In 1920, the federal government created a Prohibition Unit inside the Bureau of Internal Revenue (IRS). It started with roughly 960 “dry agents” and was supposed to track, raid, and prosecute illegal manufacture and sale of alcohol nationwide.

The Prohibition Unit quickly became a mess, understaffed, corrupt, and politically captured, so Congress passed H.R. 10729 on March 3, 1927, creating a standalone Bureau of Prohibition in the Treasury Department. By 1930, Treasury’s tax collection culture didn’t mesh with the increasingly violent organized crime war, so the Bureau of Prohibition’s crime fighting functions were moved to the Department of Justice.

Also in 1930, Congress created the Federal Bureau of Prisons to manage a federal prison population that had exploded largely due to Prohibition prosecutions, from about 3,700 inmates in 1920 to over 13,000 by 1933.

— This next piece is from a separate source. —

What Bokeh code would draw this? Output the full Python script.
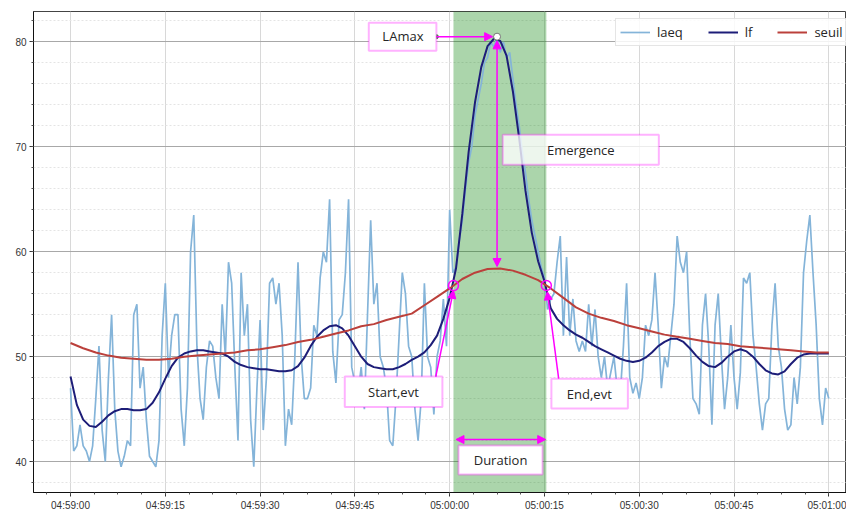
import numpy as np
from bokeh.plotting import figure
from bokeh.models import (Range1d, FixedTicker, BoxAnnotation, Label, Arrow,
                          NormalHead, Legend, LegendItem)
from bokeh.embed import file_html
from bokeh.resources import INLINE

# ---------------- data ----------------
laeq_step = 0.5   # seconds between laeq samples
laeq = [
    47, 41, 41.5, 43.5, 41.5, 41, 40, 41.5, 46, 51,
    43, 40, 48, 54, 45, 41, 39.5, 40.5, 42, 41.5,
    54, 55, 47, 49, 44, 40.5, 40, 39.5, 42, 52,
    57, 48, 52, 54, 54, 45, 41.5, 47, 60, 63.5,
    51, 46, 44, 49, 51.5, 51, 48, 46, 55, 50,
    59, 57, 49, 42, 58, 52, 55, 44, 39.5, 47,
    53.5, 43, 48, 57, 57.5, 55, 57, 52, 41.5, 45,
    43.5, 50, 59, 50, 46, 46, 47, 53, 52, 57.5,
    60, 59, 65, 50.5, 47.5, 53.5, 54, 58, 65, 49,
    47.5, 46.5, 49, 45, 54, 63, 55, 57, 50, 49,
    47, 42, 41.5, 46, 52, 58, 56, 51, 50, 45,
    42, 46, 57, 50, 49, 44.5, 50, 51.5, 55.5, 51,
    64, 58, 58.5, 61, 63, 66, 68.5, 70, 73, 74.5,
    76, 78, 78.5, 80, 79.5, 80.5, 79, 80, 78.5, 79,
    76.5, 74, 72, 69.5, 67.5, 65, 63, 61.5, 60, 58.5,
    57.5, 54.5, 55.5, 56, 59, 61.5, 52, 59.5, 52, 55.5,
    51.5, 50.5, 51.5, 50.5, 55, 51, 54.5, 50, 48, 50,
    47, 48.5, 50, 47, 46.5, 51, 57, 48, 46.5, 47.5,
    46, 48, 53, 52, 53.5, 58, 53, 47, 50, 49,
    52, 55, 61.5, 59, 58, 60, 52, 46, 45.5, 44.5,
    53, 56, 51, 43.5, 53, 56, 50, 45, 48, 53,
    48, 45, 48.5, 57.5, 57, 58, 52, 49, 45.5, 43,
    45.5, 46, 53, 57, 51, 49, 45, 43, 43.5, 48,
    45.5, 49, 58, 61, 63.5, 58, 53, 46, 43.5, 47,
    46,
]

lf_step = 1.0
lf = [
    48.1, 45.4, 44.0, 43.4, 43.3, 43.8, 44.4, 44.8, 45.0, 45.0,
    44.9, 44.9, 45.0, 45.6, 46.6, 47.9, 49.1, 49.9, 50.3, 50.5,
    50.6, 50.6, 50.5, 50.4, 50.3, 50.0, 49.5, 49.2, 49.0, 48.9,
    48.8, 48.8, 48.7, 48.6, 48.6, 48.7, 49.1, 49.9, 51.0, 51.9,
    52.5, 52.9, 53.0, 52.7, 52.0, 51.0, 50.0, 49.3, 49.0, 48.9,
    48.8, 48.8, 49.0, 49.3, 49.7, 50.0, 50.4, 51.1, 52.0, 53.6,
    55.6, 58.4, 63.6, 69.5, 74.2, 77.6, 79.6, 80.3, 80.1, 78.7,
    75.3, 70.8, 65.8, 61.8, 59.1, 57.2, 54.6, 53.6, 53.0, 52.5,
    52.1, 51.8, 51.4, 51.0, 50.7, 50.4, 50.1, 49.8, 49.6, 49.5,
    49.6, 49.9, 50.4, 51.0, 51.4, 51.7, 51.7, 51.4, 50.8, 50.1,
    49.5, 49.1, 49.0, 49.4, 50.0, 50.5, 50.7, 50.5, 50.0, 49.3,
    48.7, 48.4, 48.3, 48.6, 49.3, 49.9, 50.2, 50.3, 50.3, 50.3,
    50.3,
]

seuil_step = 2.0
seuil = [
    51.3, 50.8, 50.4, 50.1, 49.9, 49.8, 49.7, 49.7, 49.8, 50.0,
    50.1, 50.2, 50.3, 50.4, 50.6, 50.7, 50.9, 51.1, 51.4, 51.6,
    51.9, 52.2, 52.5, 52.9, 53.1, 53.5, 53.8, 54.1, 54.9, 55.7,
    56.5, 57.4, 58.0, 58.35, 58.4, 58.2, 57.8, 57.3, 56.5, 55.6,
    54.7, 54.1, 53.7, 53.4, 53.0, 52.7, 52.4, 52.1, 51.9, 51.7,
    51.5, 51.3, 51.2, 51.0, 50.9, 50.8, 50.7, 50.6, 50.5, 50.4,
    50.4,
]

tick_seconds = [0, 15, 30, 45, 60, 75, 90, 105, 120]
tick_labels = ["04:59:00", "04:59:15", "04:59:30", "04:59:45", "05:00:00",
               "05:00:15", "05:00:30", "05:00:45", "05:01:00"]
y_ticks = [40, 50, 60, 70, 80]

event_start = 60.6   # seconds after 04:59:00
event_end = 75.3

# ---------------- derived ----------------
t_laeq = np.arange(len(laeq)) * laeq_step
t_lf = np.arange(len(lf)) * lf_step
t_seuil = np.arange(len(seuil)) * seuil_step
imax = int(np.argmax(laeq))
t_max, lamax = t_laeq[imax], laeq[imax]
seuil_at = lambda t: float(np.interp(t, t_seuil, seuil))

MAG = "#ff00ff"
FONT = "Open Sans"

p = figure(width=846, height=513, output_backend="svg", toolbar_location=None,
           x_range=Range1d(-5.86, 122.8), y_range=Range1d(37.05, 82.9),
           min_border_left=33, min_border_top=11, min_border_right=0,
           min_border_bottom=20, background_fill_color="white",
           border_fill_color="white")
p.outline_line_color = "#444444"

# axes
p.xaxis.ticker = FixedTicker(ticks=tick_seconds,
                             minor_ticks=list(np.arange(-3.75, 123, 3.75)))
p.xaxis.major_label_overrides = {k: v for k, v in zip(tick_seconds, tick_labels)}
p.yaxis.ticker = FixedTicker(ticks=y_ticks, minor_ticks=list(range(36, 84, 2)))
for ax in (p.xaxis[0], p.yaxis[0]):
    ax.major_label_text_font = "Liberation Sans"
    ax.major_label_text_font_size = "10px"
    ax.major_label_text_color = "#333333"
    ax.axis_line_color = "#111111"
    ax.major_tick_out = 4
    ax.major_tick_in = 0
    ax.minor_tick_out = 2
    ax.minor_tick_in = 0
    ax.major_tick_line_color = "#333333"
    ax.minor_tick_line_color = "#555555"
    ax.major_label_standoff = 3

p.xgrid.ticker = FixedTicker(ticks=tick_seconds)
p.xgrid.grid_line_color = "#d8d8d8"
p.ygrid.ticker = FixedTicker(ticks=y_ticks, minor_ticks=list(range(36, 84, 2)))
p.ygrid.grid_line_color = "#a8a8a8"
p.ygrid.minor_grid_line_color = "#e4e4e4"
p.ygrid.minor_grid_line_dash = "2 2"

# event span
p.add_layout(BoxAnnotation(left=event_start, right=event_end, fill_color="green",
                           fill_alpha=0.33, line_alpha=0, level="underlay"))

# series
r1 = p.line(t_laeq, laeq, line_color="#84b4d9", line_width=1.7)
r2 = p.line(t_lf, lf, line_color="#1d1d78", line_width=2)
r3 = p.line(t_seuil, seuil, line_color="#bb403b", line_width=2)

legend = Legend(items=[LegendItem(label="laeq", renderers=[r1]),
                       LegendItem(label="lf", renderers=[r2]),
                       LegendItem(label="seuil", renderers=[r3])],
                orientation="horizontal", location=(582, 446),
                label_text_font=FONT, label_text_font_size="13px",
                label_text_color="#262626", label_width=0,
                glyph_width=30, glyph_height=16, label_height=16,
                label_standoff=7, spacing=25, padding=4, margin=0,
                border_line_color="#cccccc", background_fill_alpha=0.85)
p.add_layout(legend)


def box(l, r, b, t, alpha=1.0):
    p.add_layout(BoxAnnotation(left=l, right=r, bottom=b, top=t,
                               fill_color="white", fill_alpha=alpha,
                               line_color=MAG, line_width=2))


def label(x, y, txt):
    p.add_layout(Label(x=x, y=y, text=txt, text_align="center",
                       text_baseline="middle", text_font=FONT,
                       text_font_size="13px", text_color="#262626"))


def arrow(x0, y0, x1, y1, both=False):
    head = lambda: NormalHead(size=8, fill_color=MAG, line_color=MAG)
    p.add_layout(Arrow(x_start=x0, y_start=y0, x_end=x1, y_end=y1,
                       end=head(), start=head() if both else None,
                       line_color=MAG, line_width=1.5))


# LAmax
box(47.2, 57.9, lamax - 1.33, lamax + 1.33)
label(52.6, lamax + 0.05, "LAmax")
p.segment(x0=[50.2], y0=[lamax - 0.55], x1=[55.0], y1=[lamax - 0.55],
          line_color="#e04040", line_width=1, line_dash="1 1")
arrow(57.9, lamax, t_max - 0.7, lamax)
p.scatter([57.9], [lamax], size=4, color="#2e8b2e")

# Emergence
arrow(t_max, seuil_at(t_max) + 0.2, t_max, lamax - 0.4, both=True)
box(68.4, 93.1, 68.3, 71.15, alpha=0.78)
label(80.75, 69.72, "Emergence")

# start / end of event
p.scatter([event_start, event_end], [seuil_at(event_start), seuil_at(event_end)],
          marker="circle", size=10, fill_alpha=0, line_color=MAG, line_width=1.5)
p.scatter([t_max], [lamax], marker="circle", size=7, fill_color="white",
          line_color="#777777", line_width=1)

box(43.4, 58.85, 45.2, 48.1)
label(51.1, 46.65, "Start,evt")
p.segment(x0=[47.2], y0=[45.95], x1=[53.6], y1=[45.95],
          line_color="#e04040", line_width=1, line_dash="1 1")
arrow(57.8, 48.1, event_start, seuil_at(event_start) - 0.45)

box(76.1, 88.2, 45.05, 47.9)
label(82.1, 46.45, "End,evt")
p.segment(x0=[79.3], y0=[45.75], x1=[85.2], y1=[45.75],
          line_color="#e04040", line_width=1, line_dash="1 1")
arrow(77.25, 47.9, event_end + 0.15, seuil_at(event_end) - 0.6)

# duration
arrow(event_start + 0.4, 42.1, event_end - 0.1, 42.1, both=True)
box(61.4, 74.7, 38.76, 41.52)
label(68.05, 40.15, "Duration")

open("out.html", "w").write(file_html(p, INLINE))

The best grounded estimate is that the federal government spent roughly $300 million enforcing Prohibition from 1920-1933, which is on the order of $5-6 billion in today’s dollars. At the same time, the government lost out on about $11 billion in liquor tax revenue, roughly $200-205 billion in today’s money.

So what’s the takeaway? Or, as Detective Smecker says in one of my favorite movies, The Boondock Saints:

“I’m sure the word you were looking for was ‘symbolism.’ What is the sss-himbolism there?”

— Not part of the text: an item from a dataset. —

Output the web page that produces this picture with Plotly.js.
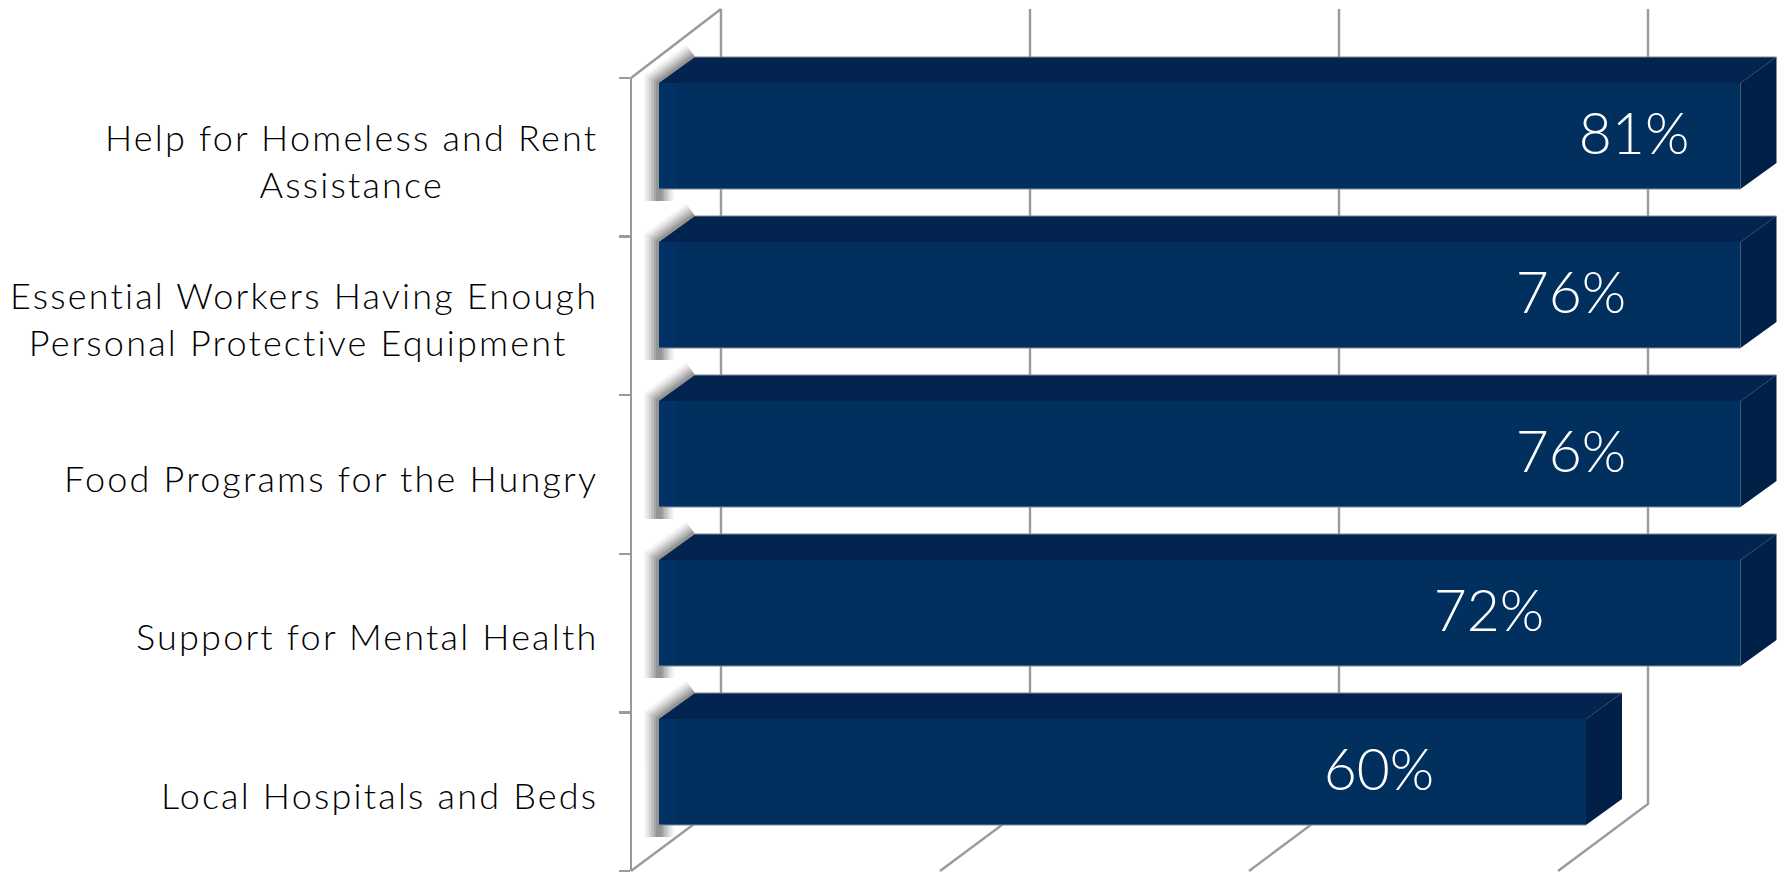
<!DOCTYPE html>
<html><head><meta charset="utf-8">
<script src="https://cdn.plot.ly/plotly-3.0.1.min.js"></script>
<style>html,body{margin:0;padding:0;background:#fff}#chart{width:1779px;height:872px}
.annotation-text{letter-spacing:2.2px}</style>
</head><body><div id="chart"></div>
<script>
// ---- data ----
const categories = [
  "Help for Homeless and Rent<br>Assistance",
  "Essential Workers Having Enough<br>Personal Protective Equipment ",
  "Food Programs for the Hungry",
  "Support for Mental Health",
  "Local Hospitals and Beds"
];
const values = [81, 76, 76, 72, 60];
const valueLabels = ["81%", "76%", "76%", "72%", "60%"];
const gridValues = [0, 20, 40, 60];
const barCap = 70;                // the long bars are cut off at this value in the picture

// ---- layout geometry (px) ----
const W = 1779, H = 872;
const X0 = 659, PX_PER_PCT = 15.45;     // bar plane: 0% and scale
const Y0 = 136, PX_PER_CAT = 159;       // bar plane: first bar centre and spacing
const ux = p => p / PX_PER_PCT, uy = p => p / PX_PER_CAT;
const xRange = [-X0 / PX_PER_PCT, (W - X0) / PX_PER_PCT];
const yRange = [(H - Y0) / PX_PER_CAT, -Y0 / PX_PER_CAT];
const half = uy(53), bdx = ux(36), bdy = uy(26);
const frontDx = ux(631 - X0), backDx = ux(721 - X0);
const wallTop = uy(9 - Y0), wallFloor = uy(804 - Y0), frontTop = uy(78 - Y0), frontFloor = uy(871 - Y0);
const idx = categories.map((_, i) => i);
const ends = values.map(v => Math.min(v, barCap));

const NAVY = "#01305f", TOP = "#02244f", SIDE = "#012047", LINE = "#9a9a9a", STRIP = "#023265";
const FONT = "Lato, 'Open Sans', sans-serif";

function poly(pts) { return { x: pts.map(p => p[0]).concat(null), y: pts.map(p => p[1]).concat(null) }; }
function merge(list) { return { x: [].concat(...list.map(l => l.x)), y: [].concat(...list.map(l => l.y)) }; }
function fillTrace(list, color) {
  const m = merge(list);
  return { type: "scatter", mode: "lines", x: m.x, y: m.y, fill: "toself", fillcolor: color,
           line: { width: 0, color: color }, hoverinfo: "skip", showlegend: false, xaxis: "x2", yaxis: "y2" };
}

// ---- wall, floor and shadow lines, on the lower subplot ----
const wallSegs = gridValues.map(g => poly([[g + backDx, wallTop], [g + backDx, wallFloor], [g + frontDx, frontFloor]]));
wallSegs.push(poly([[frontDx, frontTop], [backDx, wallTop]]));
const wm = merge(wallSegs);
const wallTrace = { type: "scatter", mode: "lines", x: wm.x, y: wm.y, line: { color: LINE, width: 2.4 },
                    hoverinfo: "skip", showlegend: false };
const sm = merge(idx.map(i => poly([[0, i + half + uy(12)], [0, i - half], [bdx, i - half - bdy]])));
const shadowTraces = [[30, .06], [25, .09], [20, .13], [15, .16], [10, .18], [6, .2]].map(s => ({
  type: "scatter", mode: "lines", x: sm.x, y: sm.y, opacity: s[1],
  line: { color: "#505050", width: s[0] }, hoverinfo: "skip", showlegend: false
}));

// ---- bars ----
const barTrace = { type: "bar", orientation: "h", x: ends, y: idx, width: 2 * half, marker: { color: NAVY, line: { width: 0 } },
                   hoverinfo: "skip", showlegend: false, xaxis: "x2", yaxis: "y2" };
const topFaces = fillTrace(idx.map(i => poly([[0, i - half], [ends[i], i - half], [ends[i] + bdx, i - half - bdy], [bdx, i - half - bdy], [0, i - half]])), TOP);
const sideFaces = fillTrace(idx.map(i => poly([[ends[i], i - half], [ends[i] + bdx, i - half - bdy], [ends[i] + bdx, i + half - bdy], [ends[i], i + half], [ends[i], i - half]])), SIDE);
const stripFaces = fillTrace(idx.map(i => poly([[0, i - half], [ux(18), i - half], [ux(18), i + half], [0, i + half], [0, i - half]])), STRIP);
const em = merge(idx.flatMap(i => [poly([[bdx, i - half - bdy], [ends[i] + bdx, i - half - bdy]]), poly([[0, i + half], [ends[i], i + half]])]));
const edgeTrace = { type: "scatter", mode: "lines", x: em.x, y: em.y, line: { color: "#7f8896", width: 1.2 },
                    hoverinfo: "skip", showlegend: false, xaxis: "x2", yaxis: "y2" };

// ---- value labels ----
const labelFraction = 0.7767, labelNudge = [0.2, 0, 0, -2.2, 0], labelDrop = uy(4);
const labelTrace = { type: "scatter", mode: "text", x: values.map((v, i) => v * labelFraction + labelNudge[i]), y: idx.map(i => i + labelDrop),
  text: valueLabels, textposition: "middle center", textfont: { family: FONT, size: 57, weight: 300, color: "#ffffff" },
  hoverinfo: "skip", showlegend: false, cliponaxis: false, xaxis: "x2", yaxis: "y2" };

// ---- invisible trace that brings up the left category axis ----
const axisTrace = { type: "scatter", mode: "none", x: [0], y: [0], xaxis: "x", yaxis: "y3", hoverinfo: "skip", showlegend: false };

const annotations = idx.map(i => ({
  text: categories[i], xref: "paper", x: 600 / W, yref: "y3", y: i, yshift: -3, xanchor: "right", yanchor: "middle",
  align: "center", showarrow: false, font: { family: FONT, size: 36, weight: 300, color: "#000000" }
}));

const hidden = { showgrid: false, zeroline: false, showticklabels: false, ticks: "", showline: false, fixedrange: true };
const layout = {
  width: W, height: H, margin: { l: 0, r: 0, t: 0, b: 0, pad: 0 }, paper_bgcolor: "#fff", plot_bgcolor: "rgba(0,0,0,0)",
  showlegend: false, barmode: "overlay",
  xaxis: Object.assign({ range: xRange, domain: [0, 1] }, hidden),
  yaxis: Object.assign({ range: yRange, domain: [0, 1] }, hidden),
  xaxis2: Object.assign({ range: xRange, overlaying: "x", anchor: "y2" }, hidden),
  yaxis2: Object.assign({ range: yRange, overlaying: "y", anchor: "x2" }, hidden),
  yaxis3: { range: [categories.length - .5, -.5], domain: [1 - 871 / H, 1 - 78 / H], anchor: "free", position: 631 / W, side: "left",
            tick0: -.5, dtick: 1, ticks: "outside", ticklen: 11, tickwidth: 2.4, tickcolor: LINE, showline: true, linecolor: LINE, linewidth: 2.4,
            showticklabels: false, showgrid: false, zeroline: false, fixedrange: true },
  annotations: annotations
};
Plotly.newPlot("chart", [wallTrace].concat(shadowTraces, [axisTrace, barTrace, stripFaces, topFaces, sideFaces, edgeTrace, labelTrace]), layout,
  { displayModeBar: false, staticPlot: true });
</script></body></html>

For me, it’s a mix of things. It’s a reminder of what happens when fear and moral panic get written into law. It’s a reminder of how hard it is to claw back freedoms once we’ve given them up. And it’s a reminder that unintended consequences, like supercharged organized crime and massive government apparatus, can be far worse than the original problem.

You’re welcome to enjoy a shot of whiskey and a beer with me and discuss it at The Odeon.

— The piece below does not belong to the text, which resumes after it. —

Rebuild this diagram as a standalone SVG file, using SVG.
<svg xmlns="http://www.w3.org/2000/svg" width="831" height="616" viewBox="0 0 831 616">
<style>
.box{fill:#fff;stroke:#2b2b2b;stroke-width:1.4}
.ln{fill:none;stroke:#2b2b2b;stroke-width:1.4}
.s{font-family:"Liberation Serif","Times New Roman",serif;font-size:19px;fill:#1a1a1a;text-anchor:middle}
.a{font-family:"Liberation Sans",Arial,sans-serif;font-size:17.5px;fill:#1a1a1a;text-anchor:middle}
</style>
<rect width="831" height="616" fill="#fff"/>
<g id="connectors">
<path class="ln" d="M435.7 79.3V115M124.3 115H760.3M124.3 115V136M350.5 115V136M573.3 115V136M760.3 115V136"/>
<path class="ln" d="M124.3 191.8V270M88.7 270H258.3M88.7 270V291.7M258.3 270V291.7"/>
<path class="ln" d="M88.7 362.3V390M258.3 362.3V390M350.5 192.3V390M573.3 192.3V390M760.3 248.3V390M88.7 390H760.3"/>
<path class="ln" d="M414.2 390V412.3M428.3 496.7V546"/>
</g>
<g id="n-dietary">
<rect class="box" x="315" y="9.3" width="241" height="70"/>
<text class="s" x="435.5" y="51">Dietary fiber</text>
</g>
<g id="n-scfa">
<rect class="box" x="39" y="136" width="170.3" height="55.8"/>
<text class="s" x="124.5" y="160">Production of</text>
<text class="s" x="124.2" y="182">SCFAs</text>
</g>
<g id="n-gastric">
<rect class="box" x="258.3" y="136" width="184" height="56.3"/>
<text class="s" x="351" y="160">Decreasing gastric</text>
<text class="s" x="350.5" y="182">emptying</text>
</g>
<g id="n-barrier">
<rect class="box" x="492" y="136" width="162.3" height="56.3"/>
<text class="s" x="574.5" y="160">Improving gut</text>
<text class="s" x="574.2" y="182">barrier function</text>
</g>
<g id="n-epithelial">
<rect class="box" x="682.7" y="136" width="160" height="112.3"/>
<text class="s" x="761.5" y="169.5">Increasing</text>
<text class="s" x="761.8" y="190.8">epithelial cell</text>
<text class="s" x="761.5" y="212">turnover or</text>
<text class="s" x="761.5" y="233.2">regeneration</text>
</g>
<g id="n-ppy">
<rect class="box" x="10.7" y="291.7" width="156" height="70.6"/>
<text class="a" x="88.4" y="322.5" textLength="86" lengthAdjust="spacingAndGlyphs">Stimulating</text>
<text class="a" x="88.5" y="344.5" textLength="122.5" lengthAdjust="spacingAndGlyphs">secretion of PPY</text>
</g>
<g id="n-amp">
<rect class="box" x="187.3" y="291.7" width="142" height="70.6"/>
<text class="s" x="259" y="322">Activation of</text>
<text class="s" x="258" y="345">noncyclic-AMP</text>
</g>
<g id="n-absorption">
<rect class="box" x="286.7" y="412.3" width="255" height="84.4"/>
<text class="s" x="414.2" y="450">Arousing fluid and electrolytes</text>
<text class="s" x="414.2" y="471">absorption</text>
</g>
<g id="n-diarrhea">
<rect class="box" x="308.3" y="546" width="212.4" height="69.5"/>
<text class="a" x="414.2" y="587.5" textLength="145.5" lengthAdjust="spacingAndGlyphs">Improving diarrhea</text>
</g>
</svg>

And Another Date We Must Not Forget

While we’re talking about important December dates that are fading from memory, there’s another one we should never let slip:

Dec. 7 is Pearl Harbor Day.

On Dec. 7, 1941, Japan launched a surprise attack on the U.S. naval base at Pearl Harbor:

  • 2,403 Americans were killed (sailors, soldiers, Marines, and civilians)
  • 1,178 were wounded

Out of the U.S. Pacific Fleet at anchor:

  • 8 battleships were hit
    • 4 battleships sunk: Arizona, Oklahoma, West Virginia, California
    • 4 others badly damaged: Tennessee, Maryland, Nevada, Pennsylvania
  • In total, 19–21 ships were sunk or damaged, including:
    • 3 cruisers damaged
    • 3 destroyers damaged
    • 1 ex-battleship and several auxiliary ships and tugs sunk or damaged

The USS Arizona was the worst loss: a magazine explosion tore the ship apart, killing 1,177 crewmen almost instantly.

In the air:

  • About 188 U.S. aircraft were destroyed
  • Around 159 were damaged—many caught on the ground, lined up wingtip to wingtip

Japanese losses included:

  • 29 aircraft destroyed, about 74 damaged
  • 5 midget submarines lost
  • About 129 Japanese personnel killed and 1 captured

Pearl Harbor pulled the United States fully into World War II and changed the course of history. It is a date that, as President Roosevelt said, would “live in infamy” but only if we choose to remember.

So this week, raise a glass to the end of Prohibition on Dec. 5, 1933, and take a moment on Dec. 7 to remember those who died at Pearl Harbor. Both dates remind us that freedom, memory, and responsibility are things we have to keep choosing, over and over again.